Justice Mohammed Idris granted the order on Thursday,May 28, 2015 after a Lagos-based lawyer, Mr. Toluwani Adebiyi, had moved a  motion ex parte praying the court to stop the increase.

The Chairman of NERC, Dr. Sam Amadi, had at a recent press conference in Abuja, disclosed the plan by the commission to implement an upward review of electricity tariff payable by Nigerians.The proposed increment was billed to commence from June 1, 2015.

Mr. Adebiyi, the lawyer who challenged the tariff increase claimed that the proposed increment would “foist further hardship on Nigerians,” he also contended that any increment in tariff was unjustifiable in the face of poor or erratic supply of electricity by the distributing companies.

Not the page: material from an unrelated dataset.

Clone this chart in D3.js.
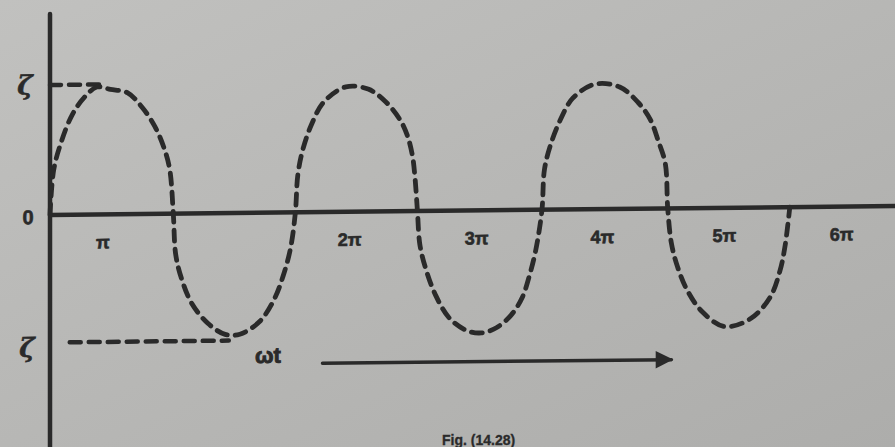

According to the lawyer, if the proposed increment was permitted, most electricity companies would retain the N750 fixed charge.

Justice Idris, upon hearing the application, ordered that the status quo be maintained pending the determination of the substantive suit.

In the substantive suit, the plaintiff is seeking an order restraining the NERC from implementing any upward review of electricity tariff without a meaningful and significant improvement in power supply to at least 18 hours in a day in most Nigerian communities.

He is also requesting an order restraining the NERC from foisting compulsory service charges on pre-paid meters not until “the meters are designed to read charges per second of consumption and not a flat rate of service not rendered or power not used.”

He also wants the service charges on pre-paid meters not to be enforced until a time when there is visible efficient and reliable power supply like those of foreign countries from where the idea of service charge originated.

Adebiyi is further asking for an order of court mandating the NERC to ‘do the needful’ to generate more power to meet the electricity needs of Nigerians.

According to him, ‘the needful’ included but was not limited to: a multiple long-term financial approach, sourced from the banks, capital market, insurance and other sectors to power the sector.

The lawyer is also asking the court to mandate the NERC to make available to all Nigerians prepaid meters within a maximum time frame of two years.

This, he said, would curb “the throat-cutting, indiscriminate estimated billing, which must be devoid of the arbitrary service charge, but only chargeable on power consumed.”

The matter was adjourned for further hearing on June 11, 2015.